▸ DATA SEGMENT:

+ + + + +

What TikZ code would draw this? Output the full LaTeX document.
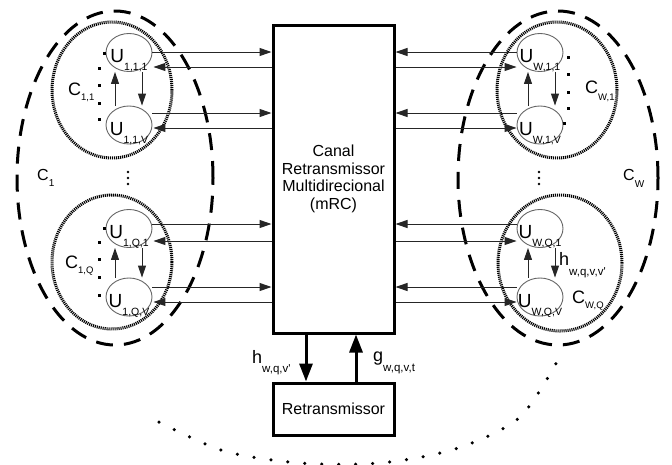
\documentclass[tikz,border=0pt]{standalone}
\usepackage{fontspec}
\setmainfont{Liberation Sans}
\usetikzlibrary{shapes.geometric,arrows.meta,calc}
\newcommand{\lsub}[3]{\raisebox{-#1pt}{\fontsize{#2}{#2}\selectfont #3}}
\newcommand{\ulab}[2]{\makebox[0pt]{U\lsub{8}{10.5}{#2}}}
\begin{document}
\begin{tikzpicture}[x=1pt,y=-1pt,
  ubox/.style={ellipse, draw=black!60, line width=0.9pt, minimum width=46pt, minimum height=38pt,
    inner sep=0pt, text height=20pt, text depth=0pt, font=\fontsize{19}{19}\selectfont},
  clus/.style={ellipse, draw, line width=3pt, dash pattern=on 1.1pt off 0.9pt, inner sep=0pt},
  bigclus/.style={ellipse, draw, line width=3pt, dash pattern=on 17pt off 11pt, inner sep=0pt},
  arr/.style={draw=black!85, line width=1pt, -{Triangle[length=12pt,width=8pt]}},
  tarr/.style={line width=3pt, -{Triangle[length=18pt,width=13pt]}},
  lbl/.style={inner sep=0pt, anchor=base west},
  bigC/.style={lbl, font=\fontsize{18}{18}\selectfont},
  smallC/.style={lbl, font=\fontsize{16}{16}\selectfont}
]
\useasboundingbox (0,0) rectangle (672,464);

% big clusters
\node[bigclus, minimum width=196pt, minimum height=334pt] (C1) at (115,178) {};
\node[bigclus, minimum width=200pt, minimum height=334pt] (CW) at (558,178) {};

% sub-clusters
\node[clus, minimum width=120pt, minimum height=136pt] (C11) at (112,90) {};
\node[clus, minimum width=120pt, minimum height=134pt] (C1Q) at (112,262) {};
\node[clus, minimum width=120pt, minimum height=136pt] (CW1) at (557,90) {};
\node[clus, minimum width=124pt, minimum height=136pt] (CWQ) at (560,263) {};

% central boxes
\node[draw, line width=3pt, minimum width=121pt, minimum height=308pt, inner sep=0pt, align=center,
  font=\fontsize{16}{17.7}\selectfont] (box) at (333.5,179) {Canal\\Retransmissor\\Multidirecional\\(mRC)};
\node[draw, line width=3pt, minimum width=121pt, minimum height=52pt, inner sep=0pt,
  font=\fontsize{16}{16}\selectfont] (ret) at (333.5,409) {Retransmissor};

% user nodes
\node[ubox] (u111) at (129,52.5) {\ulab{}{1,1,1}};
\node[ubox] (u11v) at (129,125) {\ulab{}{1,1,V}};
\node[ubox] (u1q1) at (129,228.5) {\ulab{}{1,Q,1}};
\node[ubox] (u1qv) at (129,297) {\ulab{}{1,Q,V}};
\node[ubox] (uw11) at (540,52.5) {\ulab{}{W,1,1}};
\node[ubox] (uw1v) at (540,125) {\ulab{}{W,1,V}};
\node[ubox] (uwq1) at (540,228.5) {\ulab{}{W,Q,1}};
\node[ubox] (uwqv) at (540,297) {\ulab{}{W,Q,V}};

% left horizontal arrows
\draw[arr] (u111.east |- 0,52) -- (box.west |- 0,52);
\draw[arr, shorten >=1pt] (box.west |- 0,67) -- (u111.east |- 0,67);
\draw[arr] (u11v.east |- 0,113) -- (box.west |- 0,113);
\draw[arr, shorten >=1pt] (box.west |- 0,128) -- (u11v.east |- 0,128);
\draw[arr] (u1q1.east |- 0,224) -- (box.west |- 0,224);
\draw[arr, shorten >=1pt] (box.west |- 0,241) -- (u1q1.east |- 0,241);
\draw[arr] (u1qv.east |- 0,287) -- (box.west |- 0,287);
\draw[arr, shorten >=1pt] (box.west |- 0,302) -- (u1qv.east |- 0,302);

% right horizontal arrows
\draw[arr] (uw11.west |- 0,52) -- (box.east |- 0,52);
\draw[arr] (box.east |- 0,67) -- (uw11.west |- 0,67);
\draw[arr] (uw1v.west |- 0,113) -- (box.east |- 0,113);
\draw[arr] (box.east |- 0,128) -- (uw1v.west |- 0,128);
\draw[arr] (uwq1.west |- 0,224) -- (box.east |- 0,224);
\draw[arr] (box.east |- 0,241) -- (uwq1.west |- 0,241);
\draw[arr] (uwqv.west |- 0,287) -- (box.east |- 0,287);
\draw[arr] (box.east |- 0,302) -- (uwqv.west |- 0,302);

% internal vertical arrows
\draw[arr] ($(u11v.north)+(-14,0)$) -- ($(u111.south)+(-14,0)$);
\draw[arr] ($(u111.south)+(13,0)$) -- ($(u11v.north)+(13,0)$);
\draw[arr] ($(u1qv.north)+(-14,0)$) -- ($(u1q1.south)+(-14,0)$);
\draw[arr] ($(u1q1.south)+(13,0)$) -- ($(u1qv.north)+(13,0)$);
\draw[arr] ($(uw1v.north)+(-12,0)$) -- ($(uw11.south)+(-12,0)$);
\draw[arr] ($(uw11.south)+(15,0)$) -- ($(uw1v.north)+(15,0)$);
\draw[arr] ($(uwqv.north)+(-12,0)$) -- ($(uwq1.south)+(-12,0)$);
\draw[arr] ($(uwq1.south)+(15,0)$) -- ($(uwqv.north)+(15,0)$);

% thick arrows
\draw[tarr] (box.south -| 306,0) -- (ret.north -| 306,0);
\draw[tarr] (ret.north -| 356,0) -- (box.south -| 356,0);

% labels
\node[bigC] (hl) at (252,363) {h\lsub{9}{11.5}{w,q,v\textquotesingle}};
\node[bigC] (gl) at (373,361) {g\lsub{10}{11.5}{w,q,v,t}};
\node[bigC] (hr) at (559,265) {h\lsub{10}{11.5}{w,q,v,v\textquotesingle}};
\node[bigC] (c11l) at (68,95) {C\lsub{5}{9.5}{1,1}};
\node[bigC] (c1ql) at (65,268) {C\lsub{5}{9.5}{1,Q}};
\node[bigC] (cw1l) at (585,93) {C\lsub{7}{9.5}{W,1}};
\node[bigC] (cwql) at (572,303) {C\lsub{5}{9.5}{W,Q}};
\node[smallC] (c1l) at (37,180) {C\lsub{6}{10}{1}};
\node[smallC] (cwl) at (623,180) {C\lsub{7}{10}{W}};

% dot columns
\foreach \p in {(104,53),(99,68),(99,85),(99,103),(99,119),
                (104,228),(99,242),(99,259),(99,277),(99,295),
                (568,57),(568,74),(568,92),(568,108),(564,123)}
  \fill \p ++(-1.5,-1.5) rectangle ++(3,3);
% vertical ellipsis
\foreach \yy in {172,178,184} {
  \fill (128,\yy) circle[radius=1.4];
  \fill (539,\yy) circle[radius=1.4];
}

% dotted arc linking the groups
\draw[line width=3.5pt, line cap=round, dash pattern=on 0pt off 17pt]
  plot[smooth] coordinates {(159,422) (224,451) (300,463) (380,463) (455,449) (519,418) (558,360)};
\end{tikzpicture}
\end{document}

+ + + + +

▸ WHAT IS EXPECTED:
Repeat, word for word and with no pictures, only the lines running from the beginning of the data to the line that contains "(ret) at (333.5,409)".

▸ RESULT BELOW:
What TikZ code would draw this? Output the full LaTeX document.
\documentclass[tikz,border=0pt]{standalone}
\usepackage{fontspec}
\setmainfont{Liberation Sans}
\usetikzlibrary{shapes.geometric,arrows.meta,calc}
\newcommand{\lsub}[3]{\raisebox{-#1pt}{\fontsize{#2}{#2}\selectfont #3}}
\newcommand{\ulab}[2]{\makebox[0pt]{U\lsub{8}{10.5}{#2}}}
\begin{document}
\begin{tikzpicture}[x=1pt,y=-1pt,
  ubox/.style={ellipse, draw=black!60, line width=0.9pt, minimum width=46pt, minimum height=38pt,
    inner sep=0pt, text height=20pt, text depth=0pt, font=\fontsize{19}{19}\selectfont},
  clus/.style={ellipse, draw, line width=3pt, dash pattern=on 1.1pt off 0.9pt, inner sep=0pt},
  bigclus/.style={ellipse, draw, line width=3pt, dash pattern=on 17pt off 11pt, inner sep=0pt},
  arr/.style={draw=black!85, line width=1pt, -{Triangle[length=12pt,width=8pt]}},
  tarr/.style={line width=3pt, -{Triangle[length=18pt,width=13pt]}},
  lbl/.style={inner sep=0pt, anchor=base west},
  bigC/.style={lbl, font=\fontsize{18}{18}\selectfont},
  smallC/.style={lbl, font=\fontsize{16}{16}\selectfont}
]
\useasboundingbox (0,0) rectangle (672,464);

% big clusters
\node[bigclus, minimum width=196pt, minimum height=334pt] (C1) at (115,178) {};
\node[bigclus, minimum width=200pt, minimum height=334pt] (CW) at (558,178) {};

% sub-clusters
\node[clus, minimum width=120pt, minimum height=136pt] (C11) at (112,90) {};
\node[clus, minimum width=120pt, minimum height=134pt] (C1Q) at (112,262) {};
\node[clus, minimum width=120pt, minimum height=136pt] (CW1) at (557,90) {};
\node[clus, minimum width=124pt, minimum height=136pt] (CWQ) at (560,263) {};

% central boxes
\node[draw, line width=3pt, minimum width=121pt, minimum height=308pt, inner sep=0pt, align=center,
  font=\fontsize{16}{17.7}\selectfont] (box) at (333.5,179) {Canal\\Retransmissor\\Multidirecional\\(mRC)};
\node[draw, line width=3pt, minimum width=121pt, minimum height=52pt, inner sep=0pt,
  font=\fontsize{16}{16}\selectfont] (ret) at (333.5,409) {Retransmissor};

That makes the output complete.